### GOAL OF THE EXERCISE
All the data must come back unchanged, except that pictures are left out.

--- BEGIN ---

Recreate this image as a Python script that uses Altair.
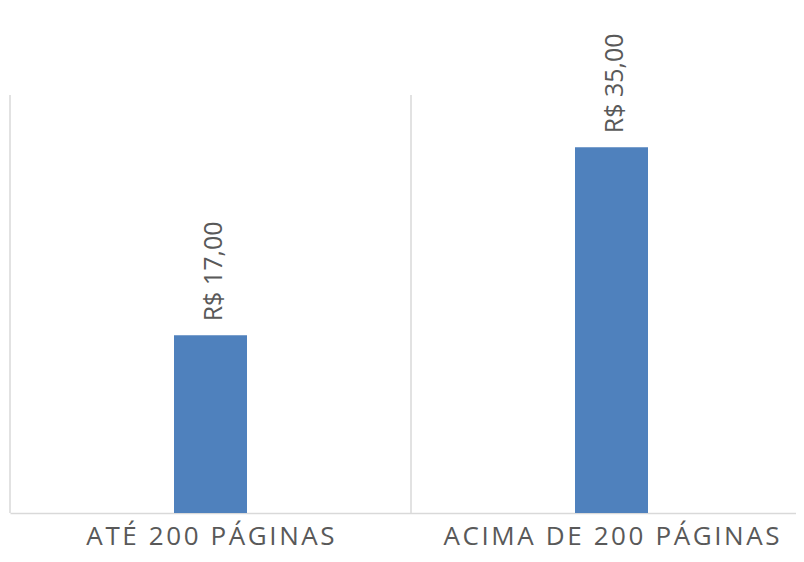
import altair as alt
import pandas as pd

categories = ["ATÉ 200 PÁGINAS", "ACIMA DE 200 PÁGINAS"]
values = [17, 35]
labels = ["R$ 17,00", "R$ 35,00"]

df = pd.DataFrame({"cat": categories, "val": values, "lab": labels,
                   "idx": list(range(len(categories)))})

PLOT_W = 786
BAND = 401
x_scale = alt.Scale(domain=[0, PLOT_W / BAND], nice=False, zero=False, padding=0)
y_scale = alt.Scale(domain=[0, 40], nice=False)

base = alt.Chart(df).transform_calculate(mid="datum.idx + 0.5")

grid = base.mark_rule(color="#D9D9D9", strokeWidth=1.5).encode(
    x=alt.X("idx:Q", scale=x_scale,
            axis=alt.Axis(title=None, labels=False, ticks=False, grid=False,
                          domainColor="#D9D9D9", domainWidth=1.5)),
    y=alt.value(0),
    y2=alt.value(418),
)

bars = base.mark_bar(color="#4F81BD", size=73).encode(
    x=alt.X("mid:Q", scale=x_scale),
    y=alt.Y("val:Q", scale=y_scale, axis=None),
)

text = base.mark_text(
    angle=270, align="left", baseline="middle", dx=14, dy=3,
    font="Open Sans", fontSize=25, color="#595959",
).encode(
    x=alt.X("mid:Q", scale=x_scale),
    y=alt.Y("val:Q", scale=y_scale, axis=None),
    text="lab:N",
)

cat_text = base.transform_calculate(
    spaced="join(split(datum.cat, ''), '\u200a')"
).mark_text(
    align="center", baseline="middle", font="Open Sans", fontSize=26,
    color="#595959",
).encode(x=alt.X("mid:Q", scale=x_scale), y=alt.value(442), text="spaced:N")

chart = alt.layer(grid, bars, text, cat_text).properties(
    width=PLOT_W,
    height=418,
    padding={"left": 2, "top": 87, "right": 0, "bottom": 41},
    autosize=alt.AutoSizeParams(type="none"),
    background="white",
).configure_view(stroke=None, strokeWidth=0).configure_axis(grid=False)

chart.save("out.html", embed_options={"renderer": "svg", "actions": False})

--- END ---

### SOLUTION FOR THIS PROBLEM
Recreate this image as a Python script that uses Altair.
import altair as alt
import pandas as pd

categories = ["ATÉ 200 PÁGINAS", "ACIMA DE 200 PÁGINAS"]
values = [17, 35]
labels = ["R$ 17,00", "R$ 35,00"]

df = pd.DataFrame({"cat": categories, "val": values, "lab": labels,
                   "idx": list(range(len(categories)))})

PLOT_W = 786
BAND = 401
x_scale = alt.Scale(domain=[0, PLOT_W / BAND], nice=False, zero=False, padding=0)
y_scale = alt.Scale(domain=[0, 40], nice=False)

base = alt.Chart(df).transform_calculate(mid="datum.idx + 0.5")

grid = base.mark_rule(color="#D9D9D9", strokeWidth=1.5).encode(
    x=alt.X("idx:Q", scale=x_scale,
            axis=alt.Axis(title=None, labels=False, ticks=False, grid=False,
                          domainColor="#D9D9D9", domainWidth=1.5)),
    y=alt.value(0),
    y2=alt.value(418),
)

bars = base.mark_bar(color="#4F81BD", size=73).encode(
    x=alt.X("mid:Q", scale=x_scale),
    y=alt.Y("val:Q", scale=y_scale, axis=None),
)

text = base.mark_text(
    angle=270, align="left", baseline="middle", dx=14, dy=3,
    font="Open Sans", fontSize=25, color="#595959",
).encode(
    x=alt.X("mid:Q", scale=x_scale),
    y=alt.Y("val:Q", scale=y_scale, axis=None),
    text="lab:N",
)

cat_text = base.transform_calculate(
    spaced="join(split(datum.cat, ''), '\u200a')"
).mark_text(
    align="center", baseline="middle", font="Open Sans", fontSize=26,
    color="#595959",
).encode(x=alt.X("mid:Q", scale=x_scale), y=alt.value(442), text="spaced:N")

chart = alt.layer(grid, bars, text, cat_text).properties(
    width=PLOT_W,
    height=418,
    padding={"left": 2, "top": 87, "right": 0, "bottom": 41},
    autosize=alt.AutoSizeParams(type="none"),
    background="white",
).configure_view(stroke=None, strokeWidth=0).configure_axis(grid=False)

chart.save("out.html", embed_options={"renderer": "svg", "actions": False})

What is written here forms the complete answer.